When that youth who journeyed seeking light
Returns covered with a white cloth
Who’d like to receive him?

(‘Gun Muzzle’)

Though a Manipuri poet’s eloquent gift may be the capacity to laugh at oneself to survive dark times, and give to lyric expressions a political flavour, there is also, as observed by Ngangom, a cloying profusion of images of gunpowder and bullets in a section of Manipuri poetry. In their art of subtlety and quiet charm, Memchoubi’s poems make a striking contrast to the hackneyed gunpowder symbolism. For instance, in the poem ‘My Beloved Mother,’ the poet empathises with a hill woman, most likely a Naga, and avoids predictable rhetorical flourishes about hill-valley fluidity.
Another face of Manipuri poetry belongs to poets who write of Manipur in English or are bilingual and may live away from their home state. Foremost among them is Robin S Ngangom, who lives in Shillong and writes about his vexed relationship with his homeland.
Among the younger poets writing in English like Shreema Ningombam and Poreinganba Thangjam, Ningombam is known for her bold feminist poetics:

The wicked wind licks lecherously
Her thighs along which the phanek
slithers
Yielding to the wanton wind
The phanek prostrate on the wayside cried ‘Hey woman!
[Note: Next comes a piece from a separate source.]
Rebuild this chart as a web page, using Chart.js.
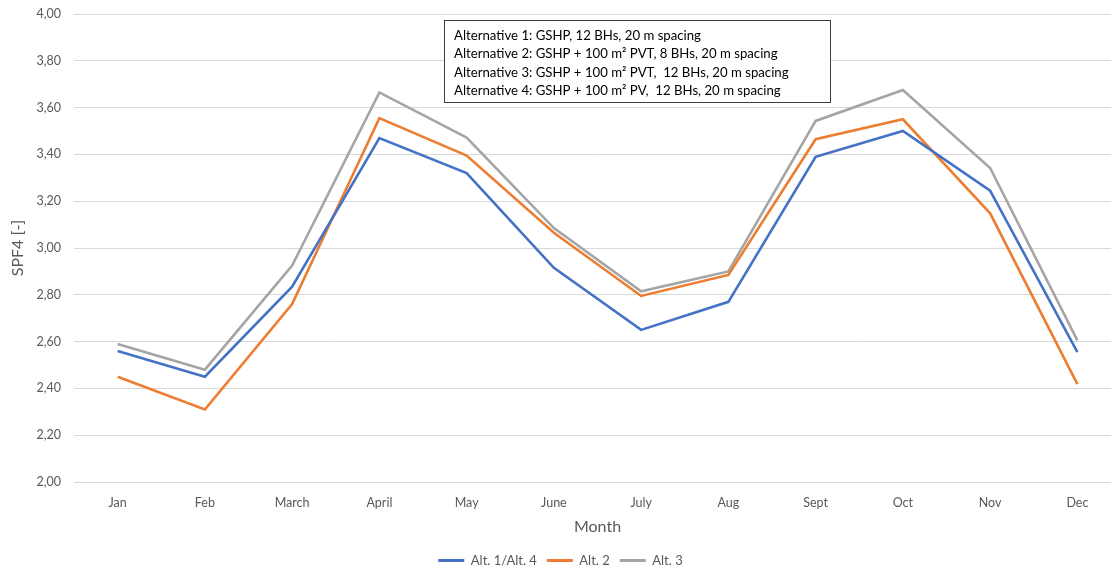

You have
dropped me’

She deliberately did not look back
She too is a revolutionary.

(‘The Other Revolutionary’)

Steeped in idioms of desertion and guilt, Ngangom’s poems exude a strong sense of homelessness and a need to transcend territoriality. This and his choice of the lyrical-confessional mode of writing and quite significantly, a debunking of Meitei feudal history and narrow ethnic claims set Ngangom apart from his contemporaries in Manipur. He intertwines sensuous love poetry with history and politics in an inclusive human vision, documenting as it were the violence of maps that create conflict-widows:

I’m the anguish of slashed roots,
the fear of the homeless,
and the desperation of former kisses.
How much land does my enemy need?

Poetry about Manipur then becomes a literary intervention into justice for a people, and shares its intent with Latin American ‘testimonios’ and Third World poetry of witness. If we explore how and in what conditions Manipuri literature becomes the voice of a people, Indian poetry will be richer for it. Simultaneously, it appears important to ask why the poets generalise about violence growing out of insurgency and state control and are reluctant to speak out openly about the hill-valley conflict and communal carnages in the state.